Review: HEAT 2
I attended HEAT 2 August 22nd – 25th at MVT. As a background, I have taken HEAT 1 a number of times and attended HEAT 0.5 and HEAT 1 with my son earlier in the summer.
Bottom line up front – this was a fantastic class! In traditional MVT fashion, additional skills and training builds on HEAT 1 foundational theory and drill execution moving into patrolling, reconnaissance, and ambush/raids. This was an extremely content rich class with a ton of information and drilling packed into 4 days.
Max and Scott thoroughly explain the planning process and tactics behind each one of the concepts which is then drilled with walkthroughs and then live fire execution.
Day 1 focuses on patrol theory, movement and security with a refresher on live fire bounding movements toward and away from contact.

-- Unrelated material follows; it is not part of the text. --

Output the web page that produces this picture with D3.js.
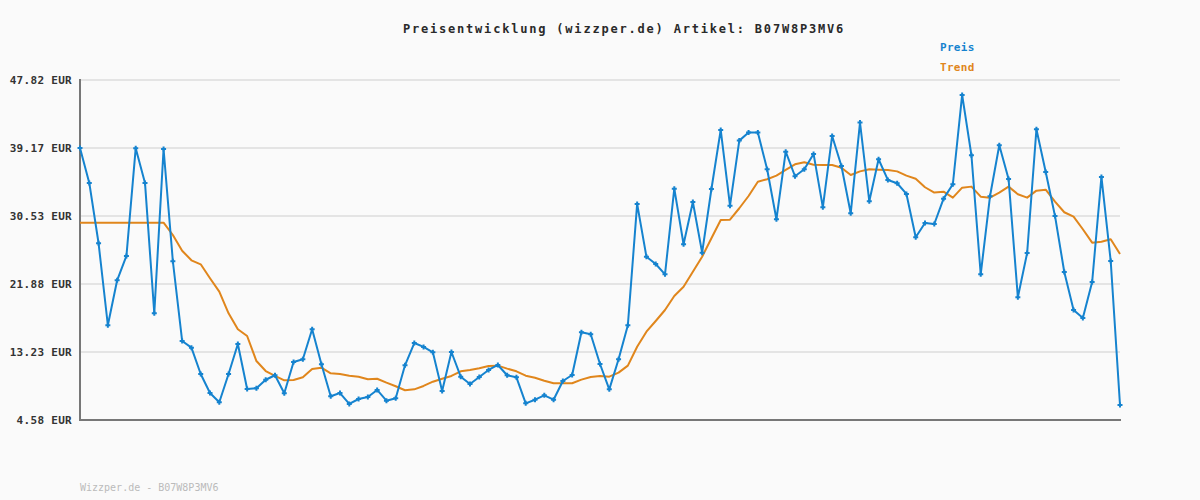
<!DOCTYPE html>
<html>
<head>
<meta charset="utf-8">
<script src="https://cdn.jsdelivr.net/npm/d3@7"></script>
<style>
  html, body { margin: 0; padding: 0; background: #fafafa; }
  svg { display: block; }
</style>
</head>
<body>
<svg id="chart" width="1200" height="500"></svg>
<script>
const titleText = "Preisentwicklung (wizzper.de) Artikel: B07W8P3MV6";
const footerText = "Wizzper.de - B07W8P3MV6";
const seriesNames = ["Preis", "Trend"];
const tickValues = [4.58, 13.23, 21.88, 30.53, 39.17, 47.82];
const tickLabels = ["4.58 EUR", "13.23 EUR", "21.88 EUR", "30.53 EUR", "39.17 EUR", "47.82 EUR"];

const preis = [
  39.17, 34.73, 27.06, 16.63, 22.35, 25.44, 39.15, 34.73, 18.15, 39.05,
  24.77, 14.63, 13.78, 10.43, 8.01, 6.83, 10.43, 14.25, 8.52, 8.61,
  9.70, 10.27, 7.98, 11.96, 12.30, 16.12, 11.66, 7.60, 8.01, 6.62,
  7.25, 7.51, 8.40, 7.04, 7.34, 11.54, 14.37, 13.87, 13.19, 8.27,
  13.23, 10.09, 9.16, 10.05, 10.94, 11.58, 10.27, 10.01, 6.70, 7.16,
  7.72, 7.16, 9.54, 10.30, 15.74, 15.48, 11.70, 8.48, 12.30, 16.63,
  32.06, 25.35, 24.42, 23.11, 34.00, 26.93, 32.31, 25.86, 33.96, 41.47,
  31.84, 40.11, 41.13, 41.13, 36.47, 30.11, 38.71, 35.58, 36.47, 38.42,
  31.63, 40.70, 36.89, 30.87, 42.40, 32.40, 37.74, 35.11, 34.69, 33.33,
  27.82, 29.64, 29.51, 32.73, 34.56, 45.92, 38.25, 23.11, 33.03, 39.52,
  35.24, 20.19, 25.82, 41.56, 36.13, 30.53, 23.40, 18.57, 17.55, 22.13,
  35.49, 24.80, 6.49
];

const trend = [
  29.68, 29.68, 29.68, 29.68, 29.68, 29.68, 29.68, 29.68, 29.68, 29.68,
  28.11, 26.11, 24.89, 24.38, 22.60, 20.90, 18.15, 16.12, 15.26, 12.08,
  10.81, 10.18, 9.63, 9.67, 10.01, 11.07, 11.23, 10.52, 10.43, 10.22,
  10.09, 9.76, 9.83, 9.33, 8.87, 8.36, 8.48, 8.91, 9.45, 9.83,
  10.18, 10.77, 10.94, 11.16, 11.45, 11.49, 11.11, 10.77, 10.22, 9.96,
  9.58, 9.25, 9.25, 9.25, 9.71, 10.05, 10.18, 10.09, 10.60, 11.49,
  13.90, 15.81, 17.17, 18.57, 20.35, 21.53, 23.44, 25.35, 27.69, 30.02,
  30.06, 31.51, 33.07, 34.89, 35.20, 35.66, 36.38, 37.10, 37.36, 37.05,
  37.01, 37.01, 36.67, 35.74, 36.20, 36.47, 36.42, 36.38, 36.20, 35.66,
  35.27, 34.18, 33.50, 33.62, 32.86, 34.13, 34.26, 32.98, 32.86, 33.50,
  34.26, 33.29, 32.86, 33.75, 33.87, 32.35, 31.00, 30.44, 28.84, 27.13,
  27.26, 27.56, 25.69
];

const blue = "#1583cf";
const orange = "#e0861c";
const mono = "'DejaVu Sans Mono', 'Liberation Mono', monospace";

const svg = d3.select("#chart");
svg.append("rect").attr("width", 1200).attr("height", 500).attr("fill", "#fafafa");

const x = d3.scaleLinear().domain([0, preis.length - 1]).range([80, 1120]);
const y = d3.scaleLinear().domain([4.58, 47.82]).range([420, 80]);

// gridlines
svg.append("g").selectAll("line").data(tickValues.slice(1)).join("line")
  .attr("x1", 80).attr("x2", 1120)
  .attr("y1", d => y(d)).attr("y2", d => y(d))
  .attr("stroke", "#e4e4e4").attr("stroke-width", 2);

// y axis labels via d3 axis
const yAxis = d3.axisLeft(y).tickValues(tickValues)
  .tickFormat((d, i) => tickLabels[i]).tickSize(0).tickPadding(8);
const yg = svg.append("g").attr("transform", "translate(80,0)").call(yAxis);
yg.select(".domain").remove();
yg.selectAll("text")
  .attr("font-family", mono).attr("font-size", 11).attr("font-weight", "bold")
  .attr("fill", "#333").attr("letter-spacing", 0.3);

// axes lines
svg.append("line").attr("x1", 80).attr("x2", 80).attr("y1", 79).attr("y2", 420)
  .attr("stroke", "#777").attr("stroke-width", 2);
svg.append("line").attr("x1", 79).attr("x2", 1121).attr("y1", 420).attr("y2", 420)
  .attr("stroke", "#777").attr("stroke-width", 2);

// trend line
const line = d3.line().x((d, i) => x(i)).y(d => y(d));
svg.append("path").datum(trend).attr("d", line)
  .attr("fill", "none").attr("stroke", orange).attr("stroke-width", 2)
  .attr("stroke-linejoin", "round");

// price line
svg.append("path").datum(preis).attr("d", line)
  .attr("fill", "none").attr("stroke", blue).attr("stroke-width", 2)
  .attr("stroke-linejoin", "round");

// markers (small crosses)
const mk = svg.append("g");
mk.selectAll("path").data(preis).join("path")
  .attr("d", (d, i) => {
    const cx = x(i), cy = y(d);
    return `M${cx-2.5},${cy}H${cx+2.5}M${cx},${cy-2.5}V${cy+2.5}`;
  })
  .attr("stroke", blue).attr("stroke-width", 2);

// title
svg.append("text").attr("x", 624).attr("y", 33).attr("text-anchor", "middle")
  .attr("font-family", mono).attr("font-size", 12).attr("font-weight", "bold")
  .attr("letter-spacing", 1.8)
  .attr("fill", "#2a2a2a").text(titleText);

// legend
const legColors = [blue, orange];
svg.append("g").selectAll("text").data(seriesNames).join("text")
  .attr("x", 940).attr("y", (d, i) => 51 + i * 20)
  .attr("font-family", mono).attr("font-size", 11).attr("font-weight", "bold")
  .attr("letter-spacing", 0.3)
  .attr("fill", (d, i) => legColors[i]).text(d => d);

// footer
svg.append("text").attr("x", 80).attr("y", 491)
  .attr("font-family", mono).attr("font-size", 10)
  .attr("fill", "#bbbbbb").text(footerText);
</script>
</body>
</html>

Day 2 centers around the Close Target Recce (CTR) with a fantastic day/night live patrol with “OpFor” locations to be surreptitiously scouted with the objective of delivering detailed information report. What an eye-opening experience! The woods are a big place but sounds travel, terrain has a vote and a watchful enemy can be hard to hide from. Worth the price of the class in and of itself.
Day 3, “Ambush Day”, was another enlightening day. Planning, movement, set-up, placement and direction of a 10-man team highlights the complexity of this action. You just don’t line up and shoot at a group of targets walking down a trail (not if you want to live)!! We had excellent team leaders (thank you JohnnyMac and Dimitri!) who also learned a number of hard lessons along the way such as when casualties were introduced to the exercise.
Day 4, “Attack Day” was the capstone drill with support by fire and assault team drills. The criticality of communication, focusing on the fundamentals of spacing, adjustment and proper bounding techniques were reinforced as part of the drill.
In summary, this is a “must-take” class for someone truly interested in small unit tactics and staying alive on a battle space. It was a very crisply delivered class with the proper amount of breaks and little to no wasted time. The other class attendees were focused, prepared and engaged. As is paramount in all MVT classes, safety is job 1. Never did I, or any of the other students feel concerned about safety. I have said it before, I worry more about going to an FSO-monitored indoor flat range than I ever do at MVT. I appreciate all of the time, effort and sweat and tears that Max and Scott put into these classes.
Next up, Defensive Concealed Handgun class and CQB.